Jonathan Haidt’s book, The Anxious Generation: How the Great Rewiring of Childhood Is Causing an Epidemic of Mental Illness, is essential reading for parents. Teens would benefit from reading the first chapter, “The Surge in Suffering.” The digital world, the only world our young people have ever known, is but a recent phenomenon and has left much devastation in its wake. Gen-Z, Haidt writes, is “the first generation in history to go through puberty with a portal in their pockets that called them away from people nearby and into an alternative universe that was exciting, addictive, unstable, and … unsuitable for children and adolescents” (p. 6).
Many teens and preteens look at screens for almost seven hours a day. Haidt chronicles the harmful effects of this immersion:
It changes the way that a child’s brain develops. Haidt calls it “the Great Rewiring” of the adolescent brain (p. 7).
It results in missed opportunities to learn from human interaction. We often see kids in restaurants glued to their devices and completely disengaged from their families. They are, as Haidt terms it, “forever elsewhere.” “We can’t expect children and adolescents to develop adult-
level real-world social skills when their social interactions are largely happening in the virtual world” (p. 99). Children spend “far less time playing with, talking to, touching or even making eye contact with their friends and families” (p. 6). As a result, they don’t learn how to deal with others. They don’t learn how to read faces, how to pick up on social cues, how to navigate sticky situations, how to handle differences, and most basically, how to make conversation.
It dulls your interest in other things. Digital devices “bring so many interesting experiences to children and adolescents that they … reduce interest in all non-screen-based forms of experience.” Many parents have discovered this when they ask their kids to play a board game, to read a book, or to go outside to play.
It deprives young people of meaningful friendships. Haidt writes, “as soon as teens began carrying smartphones to school and using social media regularly, including during breaks between classes, they found it harder to connect with their fellow students” (p. 43).
A Canadian college student wrote,
Gen Z is an incredibly isolated group of people. We have shallow friendships and superfluous romantic relationships that are mediated and governed to a large degree by social media…. There is hardly a sense of community on campus and it’s not hard to see. Oftentimes I’ll arrive early to a lecture to find a room of 30+ students sitting together in complete silence, absorbed in their smartphones, afraid to speak and be heard by their peers. This leads to further isolation and weakening of self-identity and confidence, something I know because I’ve experienced it firsthand (pp. 122-23).

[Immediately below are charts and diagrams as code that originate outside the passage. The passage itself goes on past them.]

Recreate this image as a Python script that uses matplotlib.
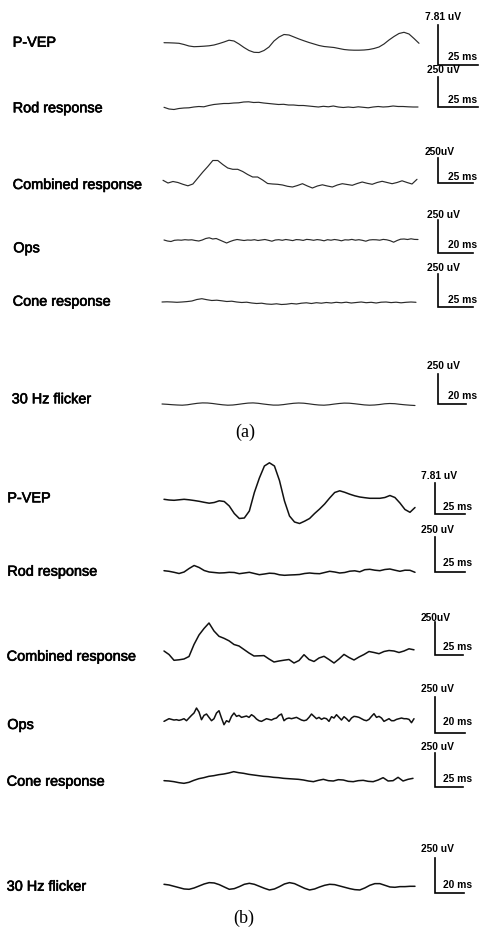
import numpy as np
import matplotlib
matplotlib.use("Agg")
import matplotlib.pyplot as plt
import matplotlib.patheffects as pe

# ---------------- data ----------------
labels = ["P-VEP", "Rod response", "Combined response", "Ops", "Cone response", "30 Hz flicker"]
amp_a = ["7.81 uV", "250 uV", "250uV", "250 uV", "250 uV", "250 uV"]
time_a = ["25 ms", "25 ms", "25 ms", "20 ms", "25 ms", "20 ms"]
amp_b = ["7.81 uV", "250 uV", "250uV", "250 uV", "250 uV", "250 uV"]
time_b = ["25 ms", "25 ms", "25 ms", "20 ms", "25 ms", "20 ms"]
panel_tags = ["(a)", "(b)"]

# panel (a) waveforms (deflection, upward positive)
pvep_a = [0.3, 0.2, 0, -0.3, -1.5, -3, -3.7, -3.5, -3.2, -2.8, -2, -0.6, 1, 2.8, 2, -1,
          -4.5, -7.5, -9.3, -9.5, -7.5, -4, 2, 6, 8.5, 8, 6, 4, 2.2, 0.5, -1, -2.5, -3.5,
          -4, -4.5, -5.5, -6.5, -7, -7.2, -7.2, -7, -6.5, -5.5, -4, -1, 3, 6.5, 9.5, 10.7,
          9, 4.5, -0.3]
rod_a = [-0.3, -2, -2.5, -1.5, -1, -0.8, 0, 0.5, 0.2, 1.5, 2.5, 3, 3.5, 3.5, 4, 4.2, 5,
         5.2, 4.5, 4.7, 4, 3.5, 3, 2.5, 2.7, 2, 2, 1.5, 1.5, 1, 0.5, 0, 0.7, 0.2, 1, 0,
         -0.5, 0, -0.5, 0.2, -0.3, -0.8, 0, 0.5, 0, 0.3, 1, 0.5, 0.5, 0.2, 0, 0]
comb_a = [2.7, 0, 1.5, 0.5, -1.3, -2.8, -1, 5, 11, 16.5, 22.5, 22.5, 18.5, 15, 13.7, 13.7,
          11.5, 8.5, 6, 6, 3, -0.5, -1, -1.3, -2, -3.3, -4, -2.5, -0.7, -3, -5, -3, -1.8,
          -3, -4, -2, -0.7, -1.5, -2.3, -0.5, 1, -0.3, -1.3, 0.5, 1.7, 0.5, -0.7, 0.5, 2.2,
          0.5, -1, 3.7]
ops_a = [0, -1, -1.5, -0.3, 0, -0.2, 0.3, 0, 0.2, -0.5, -1, 0, 1.5, 2.2, 1, 1.5, 0, -1.5,
         -3, -1.5, -0.3, 0.5, 0, -0.5, 0, -0.2, 0.3, -0.5, 0, 0.5, -0.3, -1.2, 0, 0.3,
         -0.3, 0.5, 0, -0.6, 0.4, 0.2, -0.4, 0.6, 0.3, -0.3, 0.4, 0, -0.8, 0.3, -0.2, 0.5,
         0, -0.8, 0.2, 0, 0.6, -0.2, 0.3, -0.3, -1.2, 0, 0.3, 0.2, -0.2, 0.6, 0.2, -0.7,
         -2.2, -0.5, 0.8, 1, 0.5, 1.2, 0.6, 0.5]
cone_a = [0, 0.2, 0, -0.3, 0, 0.4, 1, 2.5, 3.3, 2.3, 1.5, 1.8, 1.2, 0.5, 0.8, 0, -0.5,
          -0.2, -1, -1.5, -1.2, -2.0, -2.3, -1.8, -2.5, -2.2, -1.5, -2, -1.2, -0.8, -1.5,
          -0.7, -1.2, -0.5, -1, -0.3, -0.8, -0.2, -1, -0.5, 0, -0.7, -0.3, -1, -0.2, 0,
          -0.6, -0.2, -0.8, -0.3, 0, -0.3]
flick_a = [0, -0.3, -0.7, -1, -1.2, -0.8, 0, 0.7, 1.1, 1, 0.5, -0.2, -0.8, -1.2, -1, -0.4,
           0.3, 0.9, 1.1, 0.7, 0, -0.6, -1.1, -1.1, -0.6, 0.1, 0.7, 1, 0.8, 0.2, -0.5, -1,
           -1.2, -0.8, -0.1, 0.5, 0.9, 0.8, 0.3, -0.3, -0.9, -1.2, -1, -0.5, 0.2, 0.5, 0.3,
           -0.3, -0.8, -1.2, -1.5]

# panel (b) waveforms
pvep_b = [0.2, -0.5, -0.8, -0.3, 0.2, -0.3, -1, -1.8, -2.8, -3.7, -3, -1.3, -2, -6.5,
          -14, -19, -18.5, -11.5, 7, 21.5, 33.5, 36.7, 33.5, 19, -1.5, -16.5, -22.5, -24,
          -21.7, -19, -14, -9.5, -4.5, 1.5, 7, 8.7, 7.2, 5.3, 3.7, 2.5, 1.8, 1.2, 1.2, 1.2,
          2, 4, 2, -3.5, -10, -12.8, -8]
rod_b = [0.8, 0.2, -0.8, -2, -0.5, 3, 6, 4, 1, -0.5, -1, -1.5, -1.3, -0.8, -1, -2.2, -1.5,
         -0.8, -2, -3.2, -2.5, -1.7, -2, -3.3, -3.8, -3.5, -3.3, -3, -2, -1.5, -2, -2.2, -1,
         0.2, -0.5, -1.5, -1, 0.3, 0.7, -0.3, 1.8, 2.2, 1.3, 0.8, 2, 2.5, 1.3, 0.2, 1.3,
         1.2, -0.8]
comb_b = [4, 0.5, -5.3, -4.8, -4, -1.5, 10.5, 20, 26.5, 32, 24, 18.7, 16.7, 14.2, 10.5, 9,
          5.5, 2, -1, -0.8, -0.6, -4, -7, -6, -5.2, -4.5, -8, -5.5, 0.3, -4.5, -6.5, -3,
          -1.3, -4.5, -8, -4, 0.6, -2.5, -5, -2, 0.5, 3.5, 2.5, 1.3, 3.5, 4.5, 4, 2.5, 4,
          6.2, 5.2]
ops_b = [-1.67, -0.33, 1, 0.33, -0.33, 0, -0.67, 0, 1, -1, 1.67, 4.33, 6.67, 11.67, 7.67,
         0, 4.33, 5.67, 2.33, -1, 1, 6.67, 9, 1.67, -5, -1, -2.33, 3.33, 6.67, 3.33, 4.33,
         2.33, 3, 3.67, 2.33, 5, 3.33, 0.67, -1, -1.67, -0.33, 1, 0.33, -0.33, 1, 1.67,
         4.33, 5.67, -1, 1, 1.67, 1, 1.67, 2.33, 1, -0.33, -1, -0.33, 2.33, 5.67, 3.33, 1,
         2.33, 0.33, 1.67, 1, -1.67, 3, 1.67, 5, 2.33, -0.33, 3, 1, -1.67, 1.67, 3.33, 3,
         2.33, 1, -0.33, -1, 0.33, 3.33, 6, 2.33, 3.33, 1.67, -1.67, -0.33, 1, -1, -1, 0.33,
         1, 1.67, 1, 1, 0.33, -3, 1]
cone_b = [-0.67, -1, -1.67, -2.67, -3.33, -2.33, -0.33, 1.33, 2.33, 3.67, 4.33, 5.33, 6,
          7, 8.33, 7.33, 6.67, 5.67, 5, 4.33, 3.67, 3.33, 2.67, 2.33, 1.67, 1.33, 1, 0.67,
          0, -1, -1.67, -0.33, 0.67, -0.67, -1, 0.33, 0, -1.33, -1.67, -0.67, -0.33,
          -1.33, -1.67, 0, 2.33, -1, -0.67, 2.67, -1, 0.67, 1.67]
flick_b = [2, 1.33, 0, -1.33, -2.67, -3, -1.67, 0.33, 2.33, 3.67, 3.33, 1.67, -0.67, -3,
           -2.33, -0.33, 2, 3, 2, 0, -2, -3.67, -2.67, -0.33, 2.33, 3.67, 2.67, 0.33, -2,
           -3.67, -2.67, -0.67, 1, 2, 1.67, 0.33, -1, -2.33, -3.33, -3.67, -1.67, 1, 2.67,
           2.67, 1, -0.67, -1, -0.33, -0.33, 0, 0]

traces_a = [pvep_a, rod_a, comb_a, ops_a, cone_a, flick_a]
traces_b = [pvep_b, rod_b, comb_b, ops_b, cone_b, flick_b]

# ---------------- layout ----------------
W, H = 481, 933
fig = plt.figure(figsize=(W / 100, H / 100), dpi=100)
ax = fig.add_axes([0, 0, 1, 1])
ax.set_xlim(0, W)
ax.set_ylim(H, 0)
ax.axis("off")

sans = ["Liberation Sans", "DejaVu Sans"]
serif = ["Liberation Serif", "DejaVu Serif"]
thick = [pe.withStroke(linewidth=0.45, foreground="black")]

panel_a = dict(
    label_x=[12.7, 12.7, 12.7, 13.3, 12.7, 11.7],
    label_y=[42.7, 108.3, 185, 248.3, 301.7, 399.3],
    base=[43, 107, 183, 240, 302, 404],
    tx=[(164, 419), (164, 418), (163, 417), (164, 418), (162, 416), (162, 415)],
    bar_x=437.7, bar_end=[478, 478, 473, 473, 473, 466],
    bar_top=[25, 77.3, 158, 220, 274, 374],
    bar_bot=[65, 106.7, 183.3, 253.3, 306.7, 404.3],
    amp_x=[425, 426.7, 424.5, 426.7, 426.7, 426.7],
    amp_y=[16.7, 70, 152, 215, 268.3, 366],
    time_x=448.3, time_y=[56.7, 100, 176.7, 245, 300, 396],
    tag_xy=(245, 432.7), lw=0.85, color="#2a2a2a",
)
panel_b = dict(
    label_x=[7.3, 7.3, 6.7, 7.3, 6.7, 6.7],
    label_y=[498.3, 571.7, 656.7, 725, 781.7, 886.7],
    base=[499.5, 571.5, 655, 719.7, 780, 886.3],
    tx=[(164, 415), (164, 415), (164, 414), (164, 414), (164, 413), (164, 415)],
    bar_x=435, bar_end=[465, 465, 463, 465, 463, 464],
    bar_top=[483.3, 537, 622, 696.7, 753, 858.3],
    bar_bot=[514, 571.7, 655, 732.7, 787.3, 892.7],
    amp_x=[420.7, 420.7, 421, 420.7, 420.7, 420.7],
    amp_y=[476, 530, 618.3, 689.3, 746.7, 849.3],
    time_x=443.3, time_y=[507.3, 563.3, 646.7, 721.7, 779.3, 885],
    tag_xy=(243.3, 918), lw=1.1, color="#111111",
)

def draw_panel(p, traces, amps, times, tag):
    for i, vals in enumerate(traces):
        v = np.asarray(vals, dtype=float)
        x = np.linspace(p["tx"][i][0], p["tx"][i][1], len(v))
        ax.plot(x, p["base"][i] - v, color=p["color"], lw=p["lw"],
                solid_joinstyle="round", solid_capstyle="round")
        ax.text(p["label_x"][i], p["label_y"][i], labels[i], family=sans,
                fontsize=10.4, ha="left", va="center", color="black",
                path_effects=thick)
        # scale bar
        ax.plot([p["bar_x"], p["bar_x"], p["bar_end"][i]],
                [p["bar_top"][i], p["bar_bot"][i], p["bar_bot"][i]],
                color="black", lw=1.2, solid_joinstyle="miter")
        ax.text(p["amp_x"][i], p["amp_y"][i], amps[i], family=sans, fontsize=7.4,
                fontweight="bold", ha="left", va="center")
        ax.text(p["time_x"], p["time_y"][i], times[i], family=sans, fontsize=7.4,
                fontweight="bold", ha="left", va="center")
    ax.text(p["tag_xy"][0], p["tag_xy"][1], tag, family=serif, fontsize=13,
            ha="center", va="center")

draw_panel(panel_a, traces_a, amp_a, time_a, panel_tags[0])
draw_panel(panel_b, traces_b, amp_b, time_b, panel_tags[1])

fig.savefig("out.png", dpi=100, facecolor="white")
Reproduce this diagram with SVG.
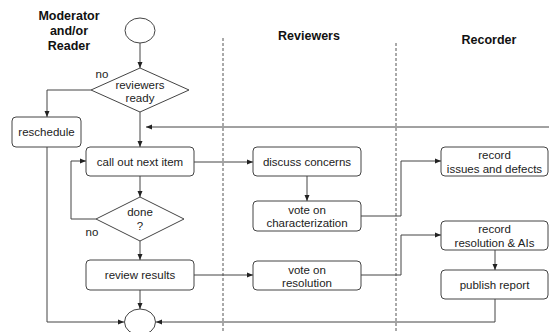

It has led to skyrocketing rates of depression and anxiety in teenagers. Girls suffer as a result of comparing themselves to others on social media. “The rate of self-harm for … young adolescent girls nearly tripled from 2010 to 2020” (p. 31). The threat to boys is addiction to video games and pornography.
Teens, limit the amount of time you spend on digital devices. Discipline yourself. Proverbs 25:28 warns, “A man without self-control is like a city broken into and left without walls.” Just as an ancient city without walls was vulnerable to attack, so too much screen time will make you vulnerable to depression, anxiety, and deficient social skills.
Young men (and older men), pornography is “addictive, progressive, and deadly” (James Dobson). The images you view become indelibly etched on your mind. Viewing pornography will cause crushing guilt, rendering you spiritually impotent, and will harm your relationship with your future wife. Not least, it is a grievous sin against the holiness of God (Mt. 5:27-30).
Parents, here are four recommendations that Haidt makes for raising your children.
No smartphones before high school. They should only have basic phones with no internet.
No social media before age 16. Let their brains develop first.
Schools should be phone-free zones.
Bring back unsupervised play. This is how kids naturally develop social skills and become self-governing.
My wife and I raised our first three children before the advent of the smartphone, social media, and online gaming. We raised the final two during the digital revolution. The task has been vastly more difficult. If we had it to do over, there is much that we would do differently. I highly recommend The Anxious Generation to parents.